**Problem to solve:** List, from the lines below, each one with "matplotlib" in it.

**Record excerpts:**
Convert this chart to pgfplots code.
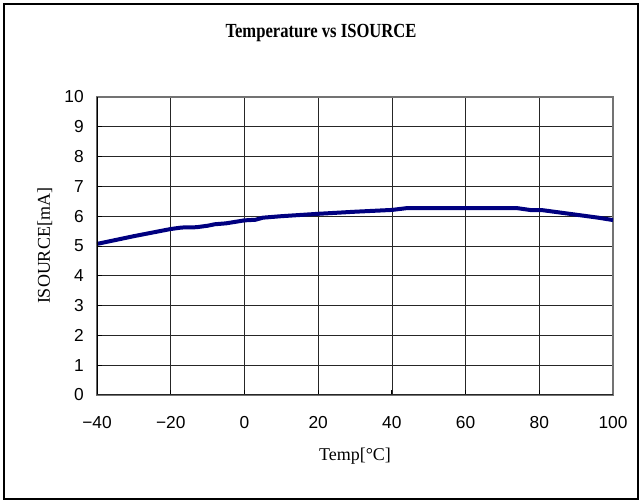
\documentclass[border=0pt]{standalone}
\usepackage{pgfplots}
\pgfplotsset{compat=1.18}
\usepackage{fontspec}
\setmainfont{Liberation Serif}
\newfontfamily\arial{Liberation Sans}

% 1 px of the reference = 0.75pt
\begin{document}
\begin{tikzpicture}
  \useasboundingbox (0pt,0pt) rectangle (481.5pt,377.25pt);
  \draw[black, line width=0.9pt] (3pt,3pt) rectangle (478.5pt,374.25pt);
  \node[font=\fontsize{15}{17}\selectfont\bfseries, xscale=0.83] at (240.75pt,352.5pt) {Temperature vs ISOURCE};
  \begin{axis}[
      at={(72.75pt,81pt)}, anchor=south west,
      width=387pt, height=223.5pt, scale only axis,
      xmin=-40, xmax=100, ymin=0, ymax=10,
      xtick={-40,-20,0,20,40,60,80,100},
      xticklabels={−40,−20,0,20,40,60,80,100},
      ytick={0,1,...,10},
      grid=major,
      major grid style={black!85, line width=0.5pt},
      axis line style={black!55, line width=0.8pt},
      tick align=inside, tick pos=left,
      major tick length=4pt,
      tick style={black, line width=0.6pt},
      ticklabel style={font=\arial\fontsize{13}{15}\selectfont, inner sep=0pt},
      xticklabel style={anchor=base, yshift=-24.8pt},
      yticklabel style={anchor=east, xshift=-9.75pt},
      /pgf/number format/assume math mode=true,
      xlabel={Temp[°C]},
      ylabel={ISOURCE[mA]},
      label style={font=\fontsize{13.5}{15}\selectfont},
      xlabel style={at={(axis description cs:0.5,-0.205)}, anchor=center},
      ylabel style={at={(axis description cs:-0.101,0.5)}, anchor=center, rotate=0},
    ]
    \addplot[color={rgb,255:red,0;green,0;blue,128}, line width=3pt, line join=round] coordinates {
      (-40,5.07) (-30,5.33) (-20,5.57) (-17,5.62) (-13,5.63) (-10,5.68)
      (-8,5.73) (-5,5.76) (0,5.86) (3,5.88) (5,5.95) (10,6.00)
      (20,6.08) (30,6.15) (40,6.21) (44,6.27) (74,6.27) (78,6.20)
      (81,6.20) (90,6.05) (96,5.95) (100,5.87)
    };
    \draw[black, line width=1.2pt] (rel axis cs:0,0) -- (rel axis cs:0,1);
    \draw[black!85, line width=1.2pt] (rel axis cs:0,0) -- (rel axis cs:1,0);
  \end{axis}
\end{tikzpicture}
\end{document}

* * *

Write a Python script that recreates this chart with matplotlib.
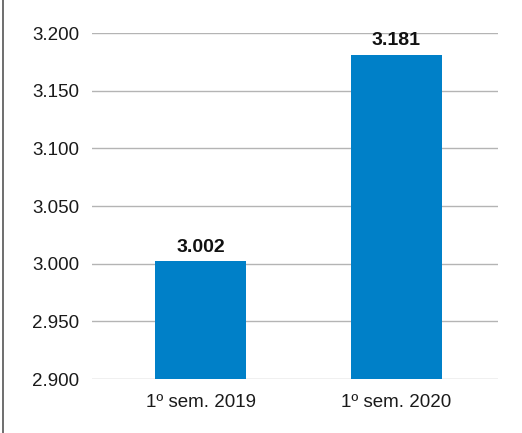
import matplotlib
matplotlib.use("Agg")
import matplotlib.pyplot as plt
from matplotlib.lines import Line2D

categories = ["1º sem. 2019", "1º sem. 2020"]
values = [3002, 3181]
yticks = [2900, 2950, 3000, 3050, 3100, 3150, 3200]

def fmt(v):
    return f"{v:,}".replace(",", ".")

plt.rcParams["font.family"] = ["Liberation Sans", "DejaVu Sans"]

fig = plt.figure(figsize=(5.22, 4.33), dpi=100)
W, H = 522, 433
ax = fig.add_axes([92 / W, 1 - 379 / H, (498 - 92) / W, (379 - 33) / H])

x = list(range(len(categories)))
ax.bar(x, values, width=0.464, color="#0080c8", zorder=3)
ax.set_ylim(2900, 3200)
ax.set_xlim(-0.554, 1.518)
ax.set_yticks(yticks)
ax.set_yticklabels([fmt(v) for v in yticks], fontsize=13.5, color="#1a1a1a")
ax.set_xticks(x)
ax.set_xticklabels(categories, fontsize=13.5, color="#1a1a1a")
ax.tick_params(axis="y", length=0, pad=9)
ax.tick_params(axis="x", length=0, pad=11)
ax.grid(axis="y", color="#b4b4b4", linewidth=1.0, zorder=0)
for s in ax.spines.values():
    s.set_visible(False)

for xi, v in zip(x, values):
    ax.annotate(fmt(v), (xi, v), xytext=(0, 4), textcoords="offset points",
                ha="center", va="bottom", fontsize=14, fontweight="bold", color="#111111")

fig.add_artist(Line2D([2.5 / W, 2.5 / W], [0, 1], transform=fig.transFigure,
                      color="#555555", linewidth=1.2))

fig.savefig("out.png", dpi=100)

**Answer to this exercise:**
Write a Python script that recreates this chart with matplotlib.
import matplotlib
matplotlib.use("Agg")
import matplotlib.pyplot as plt
from matplotlib.lines import Line2D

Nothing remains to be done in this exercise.